Both the creators are names I'm familiar with but the only thing I can think of by either of them that I've read is Ewings 'El Sombra' steampunk novel that he did for the Pax Britannia series.

Zombo is typical 2000AD - completely gonzo and full of uber-violence. The book features several stories starting with Zombo and the passengers of a government flight crashing onto a deathworld. Most barely make it past the fifth page with the survivors soon being picked off by the local fauna and, strangely, a clan of mutated hillbillies and their game of Twister.

The second story is a silly little Xmas story with the third and final one being an all out zombie romp across an entertainment satellite (a la 5th Element) that riffs on Disney, the Rat Pack and Ocean's Eleven amongst others along the way.

All three tales are a laugh but it's the final one that was the winner for me. I was unsure of the book at first glance but I ended up thoroughly enjoying. Not vintage 2000AD but a good approximation.

Sunday 29 May 2011

Usagi Yojimbo vol 24: Return of the Black Soul - Stan Sakai

Obviously volume 24 of a series was always going to be a problematic jumping on point. I'd known abut Usagi Yojimbo for years but the opportunity to read anything had never materialised until now when this volume turned up in the library.

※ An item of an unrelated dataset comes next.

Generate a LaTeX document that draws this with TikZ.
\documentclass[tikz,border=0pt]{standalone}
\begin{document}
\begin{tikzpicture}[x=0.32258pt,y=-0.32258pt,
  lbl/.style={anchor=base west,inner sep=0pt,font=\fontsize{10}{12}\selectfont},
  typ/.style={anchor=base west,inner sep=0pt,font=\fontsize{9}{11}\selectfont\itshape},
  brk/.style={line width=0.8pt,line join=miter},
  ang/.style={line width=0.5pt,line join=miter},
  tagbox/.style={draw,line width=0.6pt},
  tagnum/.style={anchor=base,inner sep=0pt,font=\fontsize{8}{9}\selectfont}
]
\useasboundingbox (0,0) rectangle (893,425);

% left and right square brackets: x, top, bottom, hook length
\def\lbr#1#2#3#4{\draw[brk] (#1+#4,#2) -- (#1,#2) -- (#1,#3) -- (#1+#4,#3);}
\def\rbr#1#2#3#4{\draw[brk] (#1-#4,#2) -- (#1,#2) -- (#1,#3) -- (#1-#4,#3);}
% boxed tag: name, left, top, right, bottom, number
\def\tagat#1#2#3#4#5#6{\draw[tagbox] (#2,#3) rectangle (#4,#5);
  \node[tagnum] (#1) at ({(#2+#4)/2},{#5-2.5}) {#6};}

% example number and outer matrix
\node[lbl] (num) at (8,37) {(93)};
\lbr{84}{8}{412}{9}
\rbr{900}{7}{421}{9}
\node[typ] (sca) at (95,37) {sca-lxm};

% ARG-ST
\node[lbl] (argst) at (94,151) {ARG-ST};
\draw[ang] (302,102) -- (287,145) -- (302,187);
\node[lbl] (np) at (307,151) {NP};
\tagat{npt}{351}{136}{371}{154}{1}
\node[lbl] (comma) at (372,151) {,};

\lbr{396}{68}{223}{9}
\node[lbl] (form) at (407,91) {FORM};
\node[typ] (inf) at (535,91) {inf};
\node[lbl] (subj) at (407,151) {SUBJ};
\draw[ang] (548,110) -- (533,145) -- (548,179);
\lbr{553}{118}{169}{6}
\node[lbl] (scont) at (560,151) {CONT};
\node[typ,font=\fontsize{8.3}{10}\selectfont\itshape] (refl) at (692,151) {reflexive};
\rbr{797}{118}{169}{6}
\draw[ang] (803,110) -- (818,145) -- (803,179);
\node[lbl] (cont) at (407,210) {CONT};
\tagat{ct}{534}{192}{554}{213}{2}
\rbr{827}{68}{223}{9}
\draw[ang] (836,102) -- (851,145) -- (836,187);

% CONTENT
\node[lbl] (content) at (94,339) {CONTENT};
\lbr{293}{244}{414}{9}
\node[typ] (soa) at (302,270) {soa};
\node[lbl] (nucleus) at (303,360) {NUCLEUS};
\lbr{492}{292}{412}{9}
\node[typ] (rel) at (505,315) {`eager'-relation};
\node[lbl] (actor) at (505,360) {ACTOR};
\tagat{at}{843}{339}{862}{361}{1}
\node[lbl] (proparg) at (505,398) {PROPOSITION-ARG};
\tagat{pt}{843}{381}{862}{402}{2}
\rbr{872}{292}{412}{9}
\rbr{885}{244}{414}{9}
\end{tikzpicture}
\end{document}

Usagi is a roaming samurai rabbit who through these volumes is stalking the demon Jei. There's an obvious Lone Wolf & Cub vibe going on but UY is a much lighter affair. The art is nice, clean and b&W with a lovely fluidity of movement between panels. Too many of the books characters look alike though and the brutal jump cuts between, especially perspective but also, to a lesser extent, between characters is disconcerting and kicks you out of the narrative.

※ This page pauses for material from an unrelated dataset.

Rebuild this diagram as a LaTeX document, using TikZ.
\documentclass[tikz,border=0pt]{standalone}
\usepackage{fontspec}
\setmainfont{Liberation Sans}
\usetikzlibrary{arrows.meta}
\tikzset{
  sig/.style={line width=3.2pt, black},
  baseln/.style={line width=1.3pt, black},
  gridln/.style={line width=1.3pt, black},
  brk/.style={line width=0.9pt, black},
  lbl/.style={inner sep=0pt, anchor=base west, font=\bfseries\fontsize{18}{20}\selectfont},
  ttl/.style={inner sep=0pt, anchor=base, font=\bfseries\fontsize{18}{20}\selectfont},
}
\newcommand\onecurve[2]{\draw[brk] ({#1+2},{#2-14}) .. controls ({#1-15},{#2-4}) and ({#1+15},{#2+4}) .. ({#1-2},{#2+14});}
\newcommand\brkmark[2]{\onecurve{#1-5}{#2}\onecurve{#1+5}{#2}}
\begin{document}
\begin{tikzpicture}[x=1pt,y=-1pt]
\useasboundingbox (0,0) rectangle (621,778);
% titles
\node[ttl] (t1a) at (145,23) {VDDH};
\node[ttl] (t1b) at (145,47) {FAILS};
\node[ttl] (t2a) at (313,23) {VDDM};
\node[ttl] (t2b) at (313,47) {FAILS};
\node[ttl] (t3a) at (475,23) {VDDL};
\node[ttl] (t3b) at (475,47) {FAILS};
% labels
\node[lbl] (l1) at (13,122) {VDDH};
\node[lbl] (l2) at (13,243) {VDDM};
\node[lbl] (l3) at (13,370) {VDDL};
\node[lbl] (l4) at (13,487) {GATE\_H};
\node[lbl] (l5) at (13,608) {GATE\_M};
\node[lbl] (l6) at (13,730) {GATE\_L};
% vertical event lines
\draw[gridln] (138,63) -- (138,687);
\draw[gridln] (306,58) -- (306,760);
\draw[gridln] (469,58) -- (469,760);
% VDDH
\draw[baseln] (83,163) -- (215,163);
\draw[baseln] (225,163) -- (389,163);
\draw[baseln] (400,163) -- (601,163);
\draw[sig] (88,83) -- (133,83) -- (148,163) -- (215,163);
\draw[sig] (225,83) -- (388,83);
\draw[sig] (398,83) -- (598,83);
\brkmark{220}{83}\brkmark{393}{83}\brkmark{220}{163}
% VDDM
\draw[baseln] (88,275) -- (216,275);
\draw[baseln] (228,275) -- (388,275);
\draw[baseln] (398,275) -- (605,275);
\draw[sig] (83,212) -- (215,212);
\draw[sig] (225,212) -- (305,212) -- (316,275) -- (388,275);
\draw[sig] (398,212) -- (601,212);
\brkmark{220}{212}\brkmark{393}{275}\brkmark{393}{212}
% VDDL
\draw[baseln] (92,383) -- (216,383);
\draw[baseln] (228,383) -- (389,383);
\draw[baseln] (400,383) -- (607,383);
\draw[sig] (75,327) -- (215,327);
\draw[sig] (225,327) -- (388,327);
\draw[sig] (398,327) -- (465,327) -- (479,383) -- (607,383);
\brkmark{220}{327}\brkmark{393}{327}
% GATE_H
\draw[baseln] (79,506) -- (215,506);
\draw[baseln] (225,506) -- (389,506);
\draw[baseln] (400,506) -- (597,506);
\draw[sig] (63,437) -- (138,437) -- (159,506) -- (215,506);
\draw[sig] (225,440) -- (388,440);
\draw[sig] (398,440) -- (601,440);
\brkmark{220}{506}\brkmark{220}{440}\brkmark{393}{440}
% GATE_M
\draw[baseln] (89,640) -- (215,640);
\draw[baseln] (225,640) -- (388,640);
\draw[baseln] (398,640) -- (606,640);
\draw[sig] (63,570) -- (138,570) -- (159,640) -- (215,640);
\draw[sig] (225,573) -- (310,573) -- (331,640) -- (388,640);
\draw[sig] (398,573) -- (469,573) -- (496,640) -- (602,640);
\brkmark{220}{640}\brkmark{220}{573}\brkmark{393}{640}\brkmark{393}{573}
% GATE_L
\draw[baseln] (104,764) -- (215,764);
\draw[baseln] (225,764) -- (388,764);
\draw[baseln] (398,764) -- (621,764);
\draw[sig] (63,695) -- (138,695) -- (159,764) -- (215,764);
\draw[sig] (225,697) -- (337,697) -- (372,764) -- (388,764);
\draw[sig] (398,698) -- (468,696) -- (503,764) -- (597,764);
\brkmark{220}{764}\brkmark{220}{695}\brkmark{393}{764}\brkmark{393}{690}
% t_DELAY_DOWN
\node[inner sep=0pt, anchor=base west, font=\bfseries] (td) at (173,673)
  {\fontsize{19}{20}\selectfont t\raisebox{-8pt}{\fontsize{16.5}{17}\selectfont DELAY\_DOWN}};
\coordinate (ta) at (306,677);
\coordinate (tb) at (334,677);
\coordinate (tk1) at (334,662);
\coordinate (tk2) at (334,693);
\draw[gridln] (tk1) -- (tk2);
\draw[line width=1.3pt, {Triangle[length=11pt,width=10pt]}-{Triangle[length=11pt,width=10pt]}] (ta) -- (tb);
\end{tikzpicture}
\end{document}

I'm glad I finally got the chance to check some of this stuff out. It wasn't really my cup of tea but I'm intrigued enough to rent another should one appear.

Spider-man: Secret Wars - Paul Tobin & Patrick Scherberger

I remember getting to finally read the Secret War saga in my late teens and not really digging it too much. I was never much of a Marvel fan which didn't help but it all seemed just too clunky daft for words - which is going some for comics at that time.

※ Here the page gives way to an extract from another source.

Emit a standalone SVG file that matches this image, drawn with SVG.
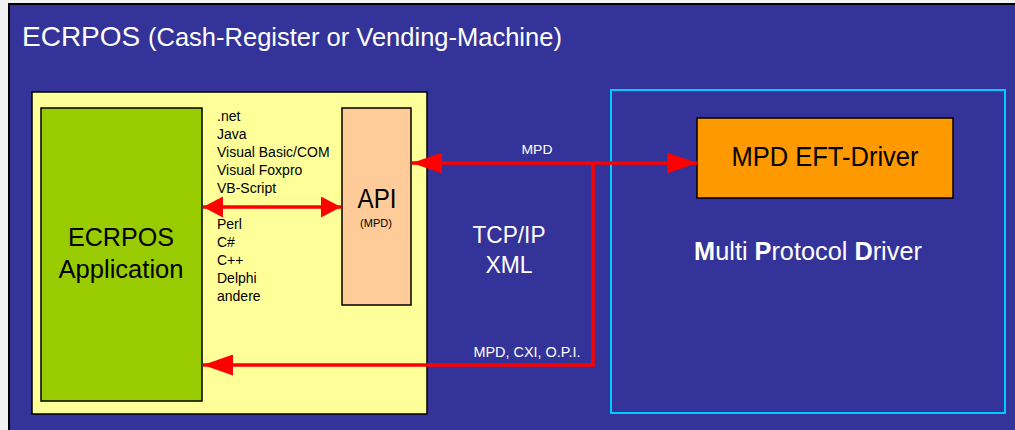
<svg xmlns="http://www.w3.org/2000/svg" width="1015" height="430" viewBox="0 0 1015 430">
<style>
.t{font-family:"Liberation Sans",Arial,sans-serif}
.w{fill:#ffffff}
.k{fill:#000000}
.conn{stroke:#ff0000;stroke-width:3.5;fill:none}
</style>
<defs>
<marker id="ah" viewBox="0 0 30 21" refX="30" refY="10.5" markerWidth="30" markerHeight="21" markerUnits="userSpaceOnUse" orient="auto-start-reverse">
<path d="M0,0 L30,10.5 L0,21 Z" fill="#ff0000"/>
</marker>
<marker id="ahs" viewBox="0 0 20 21" refX="20" refY="10.5" markerWidth="20" markerHeight="21" markerUnits="userSpaceOnUse" orient="auto-start-reverse">
<path d="M0,0 L20,10.5 L0,21 Z" fill="#ff0000"/>
</marker>
</defs>
<rect x="0" y="0" width="1015" height="430" fill="#f2f2f2"/>
<rect id="bg" x="9" y="4" width="1020" height="440" fill="#343399" stroke="#000" stroke-width="2"/>
<text class="t w" x="22" y="46" font-size="28">ECRPOS <tspan font-size="25.5">(Cash-Register or Vending-Machine)</tspan></text>
<g id="ecrpos-box">
<rect x="32" y="92" width="395" height="322" fill="#ffff99" stroke="#000" stroke-width="1.5"/>
</g>
<g id="ecrpos-app">
<rect x="41" y="108" width="161" height="293" fill="#99cc00" stroke="#000" stroke-width="1.5"/>
<text class="t k" x="121" y="246" font-size="26" text-anchor="middle" textLength="106" lengthAdjust="spacingAndGlyphs">ECRPOS</text>
<text class="t k" x="121" y="278" font-size="26" text-anchor="middle" textLength="125" lengthAdjust="spacingAndGlyphs">Application</text>
</g>
<g id="languages" class="t k" font-size="14">
<text x="217" y="121">.net</text>
<text x="217" y="139">Java</text>
<text x="217" y="157">Visual Basic/COM</text>
<text x="217" y="175">Visual Foxpro</text>
<text x="217" y="193">VB-Script</text>
<text x="217" y="229">Perl</text>
<text x="217" y="247">C#</text>
<text x="217" y="265">C++</text>
<text x="217" y="283">Delphi</text>
<text x="217" y="301">andere</text>
</g>
<g id="api">
<rect x="342" y="108" width="69" height="197" fill="#ffcc99" stroke="#000" stroke-width="1.5"/>
<text class="t k" x="377" y="208" font-size="27" text-anchor="middle" textLength="39" lengthAdjust="spacingAndGlyphs">API</text>
<text class="t k" x="376" y="227" font-size="11" text-anchor="middle">(MPD)</text>
</g>
<g id="mpd-box">
<rect x="611" y="90" width="394" height="323" fill="none" stroke="#00ccff" stroke-width="2"/>
<text class="t w" x="808" y="260" font-size="25.3" text-anchor="middle"><tspan font-weight="bold">M</tspan>ulti <tspan font-weight="bold">P</tspan>rotocol <tspan font-weight="bold">D</tspan>river</text>
</g>
<g id="eft-driver">
<rect x="697" y="118" width="256" height="80" fill="#ff9900" stroke="#000" stroke-width="1.5"/>
<text class="t k" x="825" y="166" font-size="28" text-anchor="middle" textLength="187" lengthAdjust="spacingAndGlyphs">MPD EFT-Driver</text>
</g>
<g id="tcpip">
<text class="t w" x="509" y="243" font-size="24" text-anchor="middle" textLength="73" lengthAdjust="spacingAndGlyphs">TCP/IP</text>
<text class="t w" x="509" y="273" font-size="24" text-anchor="middle" textLength="47" lengthAdjust="spacingAndGlyphs">XML</text>
</g>
<g id="connectors">
<line class="conn" x1="203" y1="207" x2="341" y2="207" marker-start="url(#ahs)" marker-end="url(#ahs)"/>
<line class="conn" x1="412" y1="163" x2="697" y2="163" marker-start="url(#ah)" marker-end="url(#ah)"/>
<polyline class="conn" points="593,163 593,365 203,365" marker-end="url(#ah)"/>
<text class="t w" x="537" y="154" font-size="13" text-anchor="middle" textLength="31" lengthAdjust="spacingAndGlyphs">MPD</text>
<text class="t w" x="527" y="357" font-size="14" text-anchor="middle" textLength="107" lengthAdjust="spacingAndGlyphs">MPD, CXI, O.P.I.</text>
</g>
</svg>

This re-look at that story is by the writer and artist of the Marvel Adventures line but unlike those others from that line it hasn't been made specifically for kids. It is pretty much of that ilk though and probably should have been.

Scherbergers art is nice. Bold, striking, cartoony and with a logical flow to it. Tobin's writing is functional although the story is barely so as it relies far too much on prior knowledge of the Secret Wars narrative. He's got a good way with dialogue though and the decision to write it from Spidey's perspective was an astute move as you're guaranteed an everyman take on proceedings. There's not a lot else going for it though.

Indiana Jones & the Tomb of the Gods - Rob Williams

A light and fluffy Indy comic. Very much of the flavour of the films with some spot on dialogue - you can hear Ford's voice at times.

There's nothing really of note here story or art wise. It's competent at best but I've read worse and it passed an idle 30 minutes without too much complaint.

Powers vol 6: The Sellouts - Brian Michael Bendis & Michael Avon Oeming

Now this was great fun. After the fairly low-key fifth volume this was a real change of pace.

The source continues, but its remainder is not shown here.